__Aim__
Answer with a number only: how many lines of the data contain "file"?

─── Material

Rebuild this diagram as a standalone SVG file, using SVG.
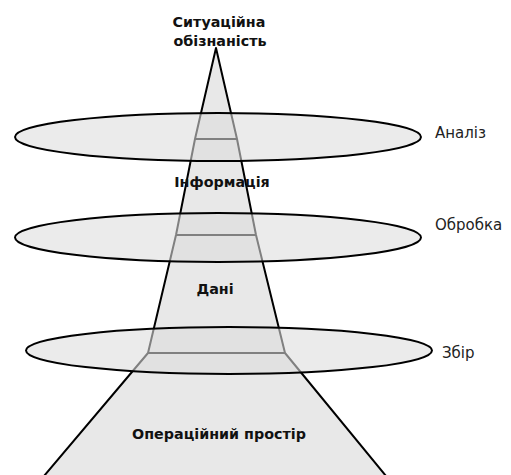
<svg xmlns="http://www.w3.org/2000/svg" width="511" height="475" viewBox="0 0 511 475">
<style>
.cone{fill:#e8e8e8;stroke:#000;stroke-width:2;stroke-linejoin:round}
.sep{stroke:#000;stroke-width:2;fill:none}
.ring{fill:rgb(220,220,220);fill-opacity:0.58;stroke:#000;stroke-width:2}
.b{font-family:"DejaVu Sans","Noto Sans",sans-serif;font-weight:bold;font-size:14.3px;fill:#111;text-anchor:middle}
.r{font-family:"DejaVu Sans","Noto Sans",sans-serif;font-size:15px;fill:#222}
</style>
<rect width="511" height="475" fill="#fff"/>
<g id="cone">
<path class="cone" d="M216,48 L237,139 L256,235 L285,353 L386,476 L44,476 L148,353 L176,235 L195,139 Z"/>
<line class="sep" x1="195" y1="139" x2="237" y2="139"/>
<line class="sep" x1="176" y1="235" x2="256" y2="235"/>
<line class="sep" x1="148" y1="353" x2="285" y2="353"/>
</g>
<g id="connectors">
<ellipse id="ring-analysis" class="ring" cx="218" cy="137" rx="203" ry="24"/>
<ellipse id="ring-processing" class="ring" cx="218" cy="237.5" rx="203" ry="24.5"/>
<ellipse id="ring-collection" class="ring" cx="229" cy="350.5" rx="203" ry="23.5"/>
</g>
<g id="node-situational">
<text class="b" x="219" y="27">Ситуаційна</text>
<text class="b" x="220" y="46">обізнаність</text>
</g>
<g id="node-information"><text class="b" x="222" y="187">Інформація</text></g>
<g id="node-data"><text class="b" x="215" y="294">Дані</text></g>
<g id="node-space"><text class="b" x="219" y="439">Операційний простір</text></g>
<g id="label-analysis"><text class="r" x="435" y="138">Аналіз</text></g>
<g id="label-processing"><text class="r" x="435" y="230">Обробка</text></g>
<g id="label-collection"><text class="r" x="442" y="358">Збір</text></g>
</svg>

──────
─── Material

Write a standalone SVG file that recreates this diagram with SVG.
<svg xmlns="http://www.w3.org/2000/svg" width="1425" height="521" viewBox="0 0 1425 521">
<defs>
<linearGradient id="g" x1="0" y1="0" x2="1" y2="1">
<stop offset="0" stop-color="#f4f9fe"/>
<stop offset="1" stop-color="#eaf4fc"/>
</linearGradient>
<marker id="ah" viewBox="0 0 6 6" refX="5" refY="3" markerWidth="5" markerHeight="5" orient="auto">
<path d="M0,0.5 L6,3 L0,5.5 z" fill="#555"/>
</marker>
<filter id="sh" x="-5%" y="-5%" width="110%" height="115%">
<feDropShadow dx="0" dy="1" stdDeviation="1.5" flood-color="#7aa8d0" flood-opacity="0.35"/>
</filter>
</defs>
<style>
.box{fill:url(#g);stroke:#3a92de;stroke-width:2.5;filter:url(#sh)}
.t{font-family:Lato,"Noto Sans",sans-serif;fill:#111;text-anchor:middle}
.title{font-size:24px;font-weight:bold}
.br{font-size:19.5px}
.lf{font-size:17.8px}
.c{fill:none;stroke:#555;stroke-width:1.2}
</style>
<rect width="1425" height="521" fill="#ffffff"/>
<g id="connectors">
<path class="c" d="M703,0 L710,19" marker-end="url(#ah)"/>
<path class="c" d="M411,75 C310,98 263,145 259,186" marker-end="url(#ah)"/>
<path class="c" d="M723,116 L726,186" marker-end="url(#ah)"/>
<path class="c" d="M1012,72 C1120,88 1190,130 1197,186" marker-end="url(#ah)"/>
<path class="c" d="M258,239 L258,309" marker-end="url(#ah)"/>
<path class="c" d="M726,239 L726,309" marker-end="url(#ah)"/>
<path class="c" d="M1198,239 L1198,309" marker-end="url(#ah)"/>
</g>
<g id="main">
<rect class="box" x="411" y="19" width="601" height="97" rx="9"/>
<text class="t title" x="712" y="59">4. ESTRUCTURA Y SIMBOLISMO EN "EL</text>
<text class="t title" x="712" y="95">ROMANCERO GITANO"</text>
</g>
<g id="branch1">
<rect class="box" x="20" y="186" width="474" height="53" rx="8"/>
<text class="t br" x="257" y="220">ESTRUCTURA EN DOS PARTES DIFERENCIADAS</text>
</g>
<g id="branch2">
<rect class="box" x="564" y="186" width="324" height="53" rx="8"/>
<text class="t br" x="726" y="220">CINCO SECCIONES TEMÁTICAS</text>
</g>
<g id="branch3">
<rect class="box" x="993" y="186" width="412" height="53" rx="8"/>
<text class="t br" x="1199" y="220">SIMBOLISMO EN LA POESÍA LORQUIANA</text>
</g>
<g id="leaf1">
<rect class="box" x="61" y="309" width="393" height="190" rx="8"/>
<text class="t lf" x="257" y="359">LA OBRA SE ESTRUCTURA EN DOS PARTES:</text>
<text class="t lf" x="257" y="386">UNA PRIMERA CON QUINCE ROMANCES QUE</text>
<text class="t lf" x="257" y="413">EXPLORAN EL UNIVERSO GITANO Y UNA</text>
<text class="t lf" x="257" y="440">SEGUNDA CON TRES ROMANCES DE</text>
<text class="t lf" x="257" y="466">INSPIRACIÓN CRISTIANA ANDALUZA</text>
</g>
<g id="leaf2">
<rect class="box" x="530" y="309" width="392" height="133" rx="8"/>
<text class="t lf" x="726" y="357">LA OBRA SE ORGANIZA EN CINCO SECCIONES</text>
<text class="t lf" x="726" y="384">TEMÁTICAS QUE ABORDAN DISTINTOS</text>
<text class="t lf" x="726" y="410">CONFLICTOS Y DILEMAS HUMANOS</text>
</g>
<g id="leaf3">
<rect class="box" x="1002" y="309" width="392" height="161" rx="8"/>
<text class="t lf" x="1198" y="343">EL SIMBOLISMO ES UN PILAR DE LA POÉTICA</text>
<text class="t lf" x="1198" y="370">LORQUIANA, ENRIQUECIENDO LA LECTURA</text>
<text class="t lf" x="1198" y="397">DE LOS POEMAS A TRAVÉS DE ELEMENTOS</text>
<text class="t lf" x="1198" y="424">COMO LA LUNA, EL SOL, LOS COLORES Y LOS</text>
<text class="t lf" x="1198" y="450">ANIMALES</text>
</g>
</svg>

──────

__Correct result__
2